>> Begin

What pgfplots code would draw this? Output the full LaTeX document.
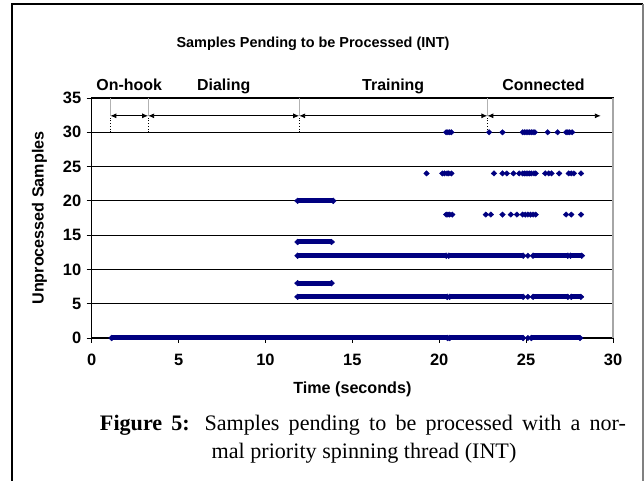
\documentclass[border=0pt]{standalone}
\usepackage{pgfplots}
\pgfplotsset{compat=1.18}
\usepackage{fontspec}
\setmainfont{Liberation Serif}
\newfontfamily\arial{Liberation Sans}
\usetikzlibrary{arrows.meta}
\definecolor{navy}{RGB}{0,0,128}
\pgfplotsset{
  pts/.style={only marks, color=navy, mark=diamond*, mark size=2.7bp, mark options={xscale=1.4, solid, fill=navy, draw=navy}},
  run/.style={color=navy, line width=5bp, mark=diamond*, mark size=2.9bp, mark options={xscale=1.4, solid, fill=navy, draw=navy, line width=0.4bp}},
}
\begin{document}
\begin{tikzpicture}[x=1bp,y=1bp]
\useasboundingbox (-91.7,-143) rectangle (552.3,338);
\begin{axis}[
  width=521.3bp, height=240bp, scale only axis,
  xmin=0, xmax=30, ymin=0, ymax=35,
  xtick={0,5,...,30}, ytick={0,5,...,35},
  xtick pos=bottom, ytick pos=left,
  tick align=outside, major tick length=5bp,
  tick style={black, line width=0.8bp},
  ymajorgrids, major grid style={black, line width=0.8bp},
  axis line style={black, line width=1bp},
  /pgf/number format/assume math mode=true,
  ticklabel style={font=\arial\bfseries\fontsize{16.5}{17}\selectfont},
  xticklabel style={yshift=-8bp},
  yticklabel style={xshift=-2bp},
  label style={font=\arial\bfseries\fontsize{16.2}{17}\selectfont},
  xlabel={Time (seconds)}, ylabel={Unprocessed Samples},
  xlabel style={at={(axis description cs:0.5,-0.213)}, anchor=center},
  ylabel style={at={(axis description cs:-0.1,0.5)}, anchor=center, rotate=0},
  clip=false,
]
% dense runs
\addplot[run] coordinates {(1.15,0) (20.48,0)};
\addplot[run] coordinates {(20.6,0) (24.83,0)};
\addplot[run] coordinates {(25.3,0) (28.1,0)};
\addplot[run] coordinates {(11.85,6) (20.46,6)};
\addplot[run] coordinates {(20.6,6) (24.83,6)};
\addplot[run] coordinates {(25.4,6) (27.4,6)};
\addplot[run] coordinates {(27.6,6) (28.15,6)};
\addplot[run] coordinates {(11.85,8) (13.8,8)};
\addplot[run] coordinates {(11.85,12) (20.4,12)};
\addplot[run] coordinates {(20.55,12) (24.83,12)};
\addplot[run] coordinates {(25.4,12) (27.4,12)};
\addplot[run] coordinates {(27.55,12) (28.2,12)};
\addplot[run] coordinates {(11.85,14) (13.8,14)};
\addplot[run] coordinates {(11.85,20) (13.9,20)};
% isolated samples
\addplot[pts] coordinates {(25.1,0) (25.1,6) (25.1,12)};
\addplot[pts] coordinates {
 (20.4,18) (20.5,18) (20.6,18) (20.75,18) (22.68,18) (22.97,18) (23.64,18) (24.12,18) (24.47,18)
 (24.8,18) (24.95,18) (25.1,18) (25.25,18) (25.4,18) (25.55,18) (27.3,18) (27.6,18) (28.16,18)};
\addplot[pts] coordinates {
 (19.27,24) (20.18,24) (20.3,24) (20.45,24) (20.55,24) (20.7,24) (23.15,24) (23.64,24) (23.89,24)
 (24.27,24) (24.6,24) (24.8,24) (24.9,24) (25.0,24) (25.1,24) (25.2,24) (25.3,24) (25.45,24) (25.55,24)
 (26.1,24) (26.3,24) (26.46,24) (26.9,24) (27.45,24) (27.6,24) (27.75,24) (28.16,24)};
\addplot[pts] coordinates {
 (20.4,30) (20.5,30) (20.6,30) (20.7,30) (22.87,30) (23.64,30) (24.8,30) (24.9,30) (25.0,30) (25.1,30)
 (25.2,30) (25.3,30) (25.4,30) (25.5,30) (26.24,30) (26.81,30) (27.3,30) (27.4,30) (27.5,30) (27.65,30)};
% right border
\draw[gray!70, line width=1.3bp] (axis cs:30,0) -- (axis cs:30,35);
% phase markers
\draw[black, dotted, line width=0.8bp] (axis cs:1.07,30) -- (axis cs:1.07,32.4);
\draw[gray!60, line width=0.6bp] (axis cs:1.07,32.4) -- (axis cs:1.07,35);
\draw[black, dotted, line width=0.8bp] (axis cs:3.25,30) -- (axis cs:3.25,32.4);
\draw[gray!60, line width=0.6bp] (axis cs:3.25,32.4) -- (axis cs:3.25,35);
\draw[black, dotted, line width=0.8bp] (axis cs:11.94,30) -- (axis cs:11.94,32.4);
\draw[gray!60, line width=0.6bp] (axis cs:11.94,32.4) -- (axis cs:11.94,35);
\draw[black, dotted, line width=0.8bp] (axis cs:22.77,30) -- (axis cs:22.77,32.4);
\draw[gray!60, line width=0.6bp] (axis cs:22.77,32.4) -- (axis cs:22.77,35);
\draw[{Latex[length=6bp,width=5bp]}-{Latex[length=6bp,width=5bp]}, line width=0.9bp] (axis cs:1.07,32.4) -- (axis cs:3.25,32.4);
\draw[{Latex[length=6bp,width=5bp]}-{Latex[length=6bp,width=5bp]}, line width=0.9bp] (axis cs:3.25,32.4) -- (axis cs:11.94,32.4);
\draw[{Latex[length=6bp,width=5bp]}-{Latex[length=6bp,width=5bp]}, line width=0.9bp] (axis cs:11.94,32.4) -- (axis cs:22.77,32.4);
\draw[{Latex[length=6bp,width=5bp]}-{Latex[length=6bp,width=5bp]}, line width=0.9bp] (axis cs:22.77,32.4) -- (axis cs:29.3,32.4);
\node[anchor=base, font=\arial\bfseries\fontsize{16}{16}\selectfont] at (axis cs:2.16,36.1) {On-hook};
\node[anchor=base, font=\arial\bfseries\fontsize{16}{16}\selectfont] at (axis cs:7.6,36.1) {Dialing};
\node[anchor=base, font=\arial\bfseries\fontsize{16}{16}\selectfont] at (axis cs:17.35,36.1) {Training};
\node[anchor=base, font=\arial\bfseries\fontsize{16}{16}\selectfont] at (axis cs:26.0,36.1) {Connected};
\end{axis}
% title
\node[font=\arial\bfseries\fontsize{14.5}{15}\selectfont] at (221.3,294) {Samples Pending to be Processed (INT)};
% frame
\draw[black, line width=2bp] (-79.7,-143) -- (-79.7,334) -- (551.3,334);
\draw[gray, line width=1.5bp] (551.3,334) -- (551.3,-143);
% caption
\node[anchor=base, font=\fontsize{22.2}{26}\selectfont, inner sep=0pt] at (271.3,-93) {\makebox[526bp][s]{\textbf{Figure 5:} Samples pending to be processed with a nor-}};
\node[anchor=base, font=\fontsize{22.2}{26}\selectfont, inner sep=0pt] at (272.3,-121) {mal priority spinning thread (INT)};
\end{tikzpicture}
\end{document}
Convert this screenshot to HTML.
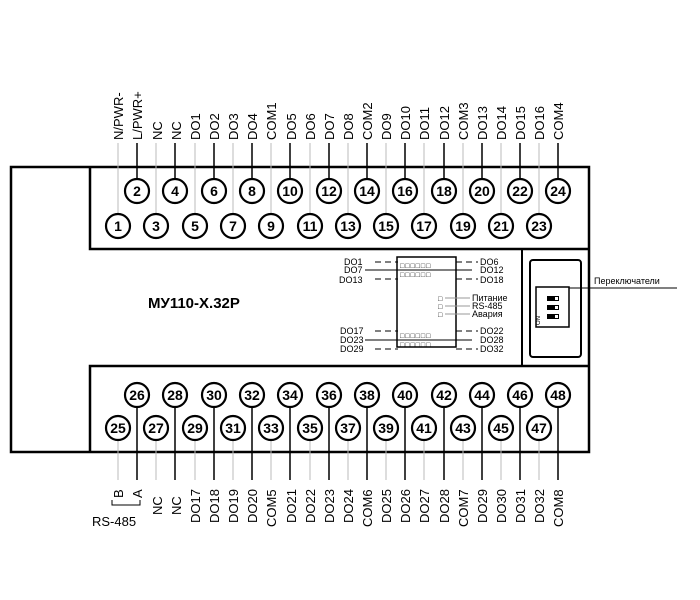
<!DOCTYPE html>
<html><head><meta charset="utf-8"><style>
body{margin:0;background:#fff}
svg{display:block}
text{font-family:"Liberation Sans",sans-serif}
.n{font-size:14px;font-weight:bold;text-anchor:middle}
</style></head><body>
<svg width="700" height="600" viewBox="0 0 700 600" xmlns="http://www.w3.org/2000/svg">
<defs><circle id="c" r="12" fill="#fff" stroke="#000" stroke-width="2.2"/></defs>
<g fill="none" stroke="#000" stroke-width="2.5">
<rect x="11" y="167" width="578" height="285"/>
<path d="M90 167 V249 H589"/>
<path d="M90 452 V366 H589"/>
</g>
<line x1="522" y1="249" x2="522" y2="366" stroke="#000" stroke-width="2"/>
<rect x="530" y="260" width="51" height="97" rx="3" fill="none" stroke="#000" stroke-width="2"/>
<rect x="536" y="287" width="33" height="40" fill="none" stroke="#000" stroke-width="1.5"/>
<g fill="#000"><rect x="547" y="296" width="12" height="5"/><rect x="547" y="305" width="12" height="5"/><rect x="547" y="314" width="12" height="5"/></g>
<g fill="#fff"><rect x="555" y="297" width="3" height="3"/><rect x="555" y="306" width="3" height="3"/><rect x="555" y="315" width="3" height="3"/></g>
<text x="540" y="325" font-size="6" transform="rotate(-90 540 325)">ON</text>
<line x1="569" y1="288" x2="677" y2="288" stroke="#000" stroke-width="1"/>
<text x="594" y="284" font-size="9">Переключатели</text>
<text x="148" y="308" font-size="15" font-weight="bold">МУ110-Х.32Р</text>
<rect x="397" y="257" width="59" height="90" fill="none" stroke="#000" stroke-width="1.5"/>
<g stroke="#000" stroke-width="1">
<line x1="375" y1="262" x2="398" y2="262" stroke-dasharray="6 4"/><line x1="365" y1="270" x2="472" y2="270"/><line x1="375" y1="279" x2="398" y2="279" stroke-dasharray="6 4"/>
<line x1="456" y1="262" x2="478" y2="262" stroke-dasharray="6 4"/><line x1="456" y1="279" x2="478" y2="279" stroke-dasharray="6 4"/>
<line x1="375" y1="331" x2="398" y2="331" stroke-dasharray="6 4"/><line x1="365" y1="340" x2="472" y2="340"/><line x1="375" y1="349" x2="398" y2="349" stroke-dasharray="6 4"/>
<line x1="456" y1="331" x2="478" y2="331" stroke-dasharray="6 4"/><line x1="456" y1="349" x2="478" y2="349" stroke-dasharray="6 4"/>
<line x1="445" y1="298" x2="470" y2="298" stroke="#999"/><line x1="445" y1="306" x2="470" y2="306" stroke="#999"/><line x1="445" y1="314" x2="470" y2="314" stroke="#999"/>
</g>
<g font-size="9" fill="#000">
<text x="344" y="265">DO1</text><text x="344" y="273">DO7</text><text x="339" y="283">DO13</text>
<text x="480" y="265">DO6</text><text x="480" y="273">DO12</text><text x="480" y="283">DO18</text>
<text x="340" y="334">DO17</text><text x="340" y="343">DO23</text><text x="340" y="352">DO29</text>
<text x="480" y="334">DO22</text><text x="480" y="343">DO28</text><text x="480" y="352">DO32</text>
<text x="472" y="301">Питание</text><text x="472" y="309">RS-485</text><text x="472" y="317">Авария</text>
<text x="400" y="268" font-size="7" letter-spacing="1">□□□□□□</text>
<text x="400" y="277" font-size="7" letter-spacing="1">□□□□□□</text>
<text x="400" y="338" font-size="7" letter-spacing="1">□□□□□□</text>
<text x="400" y="347" font-size="7" letter-spacing="1">□□□□□□</text>
<text x="438" y="301" font-size="7">□</text><text x="438" y="309" font-size="7">□</text><text x="438" y="317" font-size="7">□</text>
</g>
<!-- leader lines -->
<g stroke="#bbb" stroke-width="1">
<path d="M118 143V215 M156 143V215 M195 143V215 M233 143V215 M271 143V215 M310 143V215 M348 143V215 M386 143V215 M424 143V215 M463 143V215 M501 143V215 M539 143V215"/>
<path d="M118 416V480 M156 416V480 M195 416V480 M233 416V480 M271 416V480 M310 416V480 M348 416V480 M386 416V480 M424 416V480 M463 416V480 M501 416V480 M539 416V480"/>
</g>
<g stroke="#000" stroke-width="1.5">
<path d="M137 143V180 M175 143V180 M214 143V180 M252 143V180 M290 143V180 M329 143V180 M367 143V180 M405 143V180 M444 143V180 M482 143V180 M520 143V180 M558 143V180"/>
<path d="M137 383V480 M175 383V480 M214 383V480 M252 383V480 M290 383V480 M329 383V480 M367 383V480 M405 383V480 M444 383V480 M482 383V480 M520 383V480 M558 383V480"/>
</g>
<!-- circles -->
<g>
<use href="#c" x="137" y="191"/><use href="#c" x="175" y="191"/><use href="#c" x="214" y="191"/><use href="#c" x="252" y="191"/><use href="#c" x="290" y="191"/><use href="#c" x="329" y="191"/><use href="#c" x="367" y="191"/><use href="#c" x="405" y="191"/><use href="#c" x="444" y="191"/><use href="#c" x="482" y="191"/><use href="#c" x="520" y="191"/><use href="#c" x="558" y="191"/>
<use href="#c" x="118" y="226"/><use href="#c" x="156" y="226"/><use href="#c" x="195" y="226"/><use href="#c" x="233" y="226"/><use href="#c" x="271" y="226"/><use href="#c" x="310" y="226"/><use href="#c" x="348" y="226"/><use href="#c" x="386" y="226"/><use href="#c" x="424" y="226"/><use href="#c" x="463" y="226"/><use href="#c" x="501" y="226"/><use href="#c" x="539" y="226"/>
<use href="#c" x="137" y="395"/><use href="#c" x="175" y="395"/><use href="#c" x="214" y="395"/><use href="#c" x="252" y="395"/><use href="#c" x="290" y="395"/><use href="#c" x="329" y="395"/><use href="#c" x="367" y="395"/><use href="#c" x="405" y="395"/><use href="#c" x="444" y="395"/><use href="#c" x="482" y="395"/><use href="#c" x="520" y="395"/><use href="#c" x="558" y="395"/>
<use href="#c" x="118" y="428"/><use href="#c" x="156" y="428"/><use href="#c" x="195" y="428"/><use href="#c" x="233" y="428"/><use href="#c" x="271" y="428"/><use href="#c" x="310" y="428"/><use href="#c" x="348" y="428"/><use href="#c" x="386" y="428"/><use href="#c" x="424" y="428"/><use href="#c" x="463" y="428"/><use href="#c" x="501" y="428"/><use href="#c" x="539" y="428"/>
</g>
<g class="n">
<text class="n" x="137" y="196">2</text><text class="n" x="175" y="196">4</text><text class="n" x="214" y="196">6</text><text class="n" x="252" y="196">8</text><text class="n" x="290" y="196">10</text><text class="n" x="329" y="196">12</text><text class="n" x="367" y="196">14</text><text class="n" x="405" y="196">16</text><text class="n" x="444" y="196">18</text><text class="n" x="482" y="196">20</text><text class="n" x="520" y="196">22</text><text class="n" x="558" y="196">24</text>
<text class="n" x="118" y="231">1</text><text class="n" x="156" y="231">3</text><text class="n" x="195" y="231">5</text><text class="n" x="233" y="231">7</text><text class="n" x="271" y="231">9</text><text class="n" x="310" y="231">11</text><text class="n" x="348" y="231">13</text><text class="n" x="386" y="231">15</text><text class="n" x="424" y="231">17</text><text class="n" x="463" y="231">19</text><text class="n" x="501" y="231">21</text><text class="n" x="539" y="231">23</text>
<text class="n" x="137" y="400">26</text><text class="n" x="175" y="400">28</text><text class="n" x="214" y="400">30</text><text class="n" x="252" y="400">32</text><text class="n" x="290" y="400">34</text><text class="n" x="329" y="400">36</text><text class="n" x="367" y="400">38</text><text class="n" x="405" y="400">40</text><text class="n" x="444" y="400">42</text><text class="n" x="482" y="400">44</text><text class="n" x="520" y="400">46</text><text class="n" x="558" y="400">48</text>
<text class="n" x="118" y="433">25</text><text class="n" x="156" y="433">27</text><text class="n" x="195" y="433">29</text><text class="n" x="233" y="433">31</text><text class="n" x="271" y="433">33</text><text class="n" x="310" y="433">35</text><text class="n" x="348" y="433">37</text><text class="n" x="386" y="433">39</text><text class="n" x="424" y="433">41</text><text class="n" x="463" y="433">43</text><text class="n" x="501" y="433">45</text><text class="n" x="539" y="433">47</text>
</g>
<g font-size="13" fill="#000">
<text transform="translate(123,140) rotate(-90)">N/PWR-</text>
<text transform="translate(142,140) rotate(-90)">L/PWR+</text>
<text transform="translate(162,140) rotate(-90)">NC</text>
<text transform="translate(181,140) rotate(-90)">NC</text>
<text transform="translate(200,140) rotate(-90)">DO1</text>
<text transform="translate(219,140) rotate(-90)">DO2</text>
<text transform="translate(238,140) rotate(-90)">DO3</text>
<text transform="translate(257,140) rotate(-90)">DO4</text>
<text transform="translate(276,140) rotate(-90)">COM1</text>
<text transform="translate(296,140) rotate(-90)">DO5</text>
<text transform="translate(315,140) rotate(-90)">DO6</text>
<text transform="translate(334,140) rotate(-90)">DO7</text>
<text transform="translate(353,140) rotate(-90)">DO8</text>
<text transform="translate(372,140) rotate(-90)">COM2</text>
<text transform="translate(391,140) rotate(-90)">DO9</text>
<text transform="translate(410,140) rotate(-90)">DO10</text>
<text transform="translate(429,140) rotate(-90)">DO11</text>
<text transform="translate(449,140) rotate(-90)">DO12</text>
<text transform="translate(468,140) rotate(-90)">COM3</text>
<text transform="translate(487,140) rotate(-90)">DO13</text>
<text transform="translate(506,140) rotate(-90)">DO14</text>
<text transform="translate(525,140) rotate(-90)">DO15</text>
<text transform="translate(544,140) rotate(-90)">DO16</text>
<text transform="translate(563,140) rotate(-90)">COM4</text>
<text transform="translate(123,498) rotate(-90)">B</text>
<text transform="translate(142,498) rotate(-90)">A</text>
<text transform="translate(162,515) rotate(-90)">NC</text>
<text transform="translate(181,515) rotate(-90)">NC</text>
<text transform="translate(200,523) rotate(-90)">DO17</text>
<text transform="translate(219,523) rotate(-90)">DO18</text>
<text transform="translate(238,523) rotate(-90)">DO19</text>
<text transform="translate(257,523) rotate(-90)">DO20</text>
<text transform="translate(276,527) rotate(-90)">COM5</text>
<text transform="translate(296,523) rotate(-90)">DO21</text>
<text transform="translate(315,523) rotate(-90)">DO22</text>
<text transform="translate(334,523) rotate(-90)">DO23</text>
<text transform="translate(353,523) rotate(-90)">DO24</text>
<text transform="translate(372,527) rotate(-90)">COM6</text>
<text transform="translate(391,523) rotate(-90)">DO25</text>
<text transform="translate(410,523) rotate(-90)">DO26</text>
<text transform="translate(429,523) rotate(-90)">DO27</text>
<text transform="translate(449,523) rotate(-90)">DO28</text>
<text transform="translate(468,527) rotate(-90)">COM7</text>
<text transform="translate(487,523) rotate(-90)">DO29</text>
<text transform="translate(506,523) rotate(-90)">DO30</text>
<text transform="translate(525,523) rotate(-90)">DO31</text>
<text transform="translate(544,523) rotate(-90)">DO32</text>
<text transform="translate(563,527) rotate(-90)">COM8</text>
<text x="92" y="526">RS-485</text>
</g>
<path d="M112 500 V505 H140 V500" fill="none" stroke="#000" stroke-width="1"/>
</svg>
</body></html>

>> End

| Instructions for the task |
Copy out each line that contains the word "this".

| The completed task |
What pgfplots code would draw this? Output the full LaTeX document.
Convert this screenshot to HTML.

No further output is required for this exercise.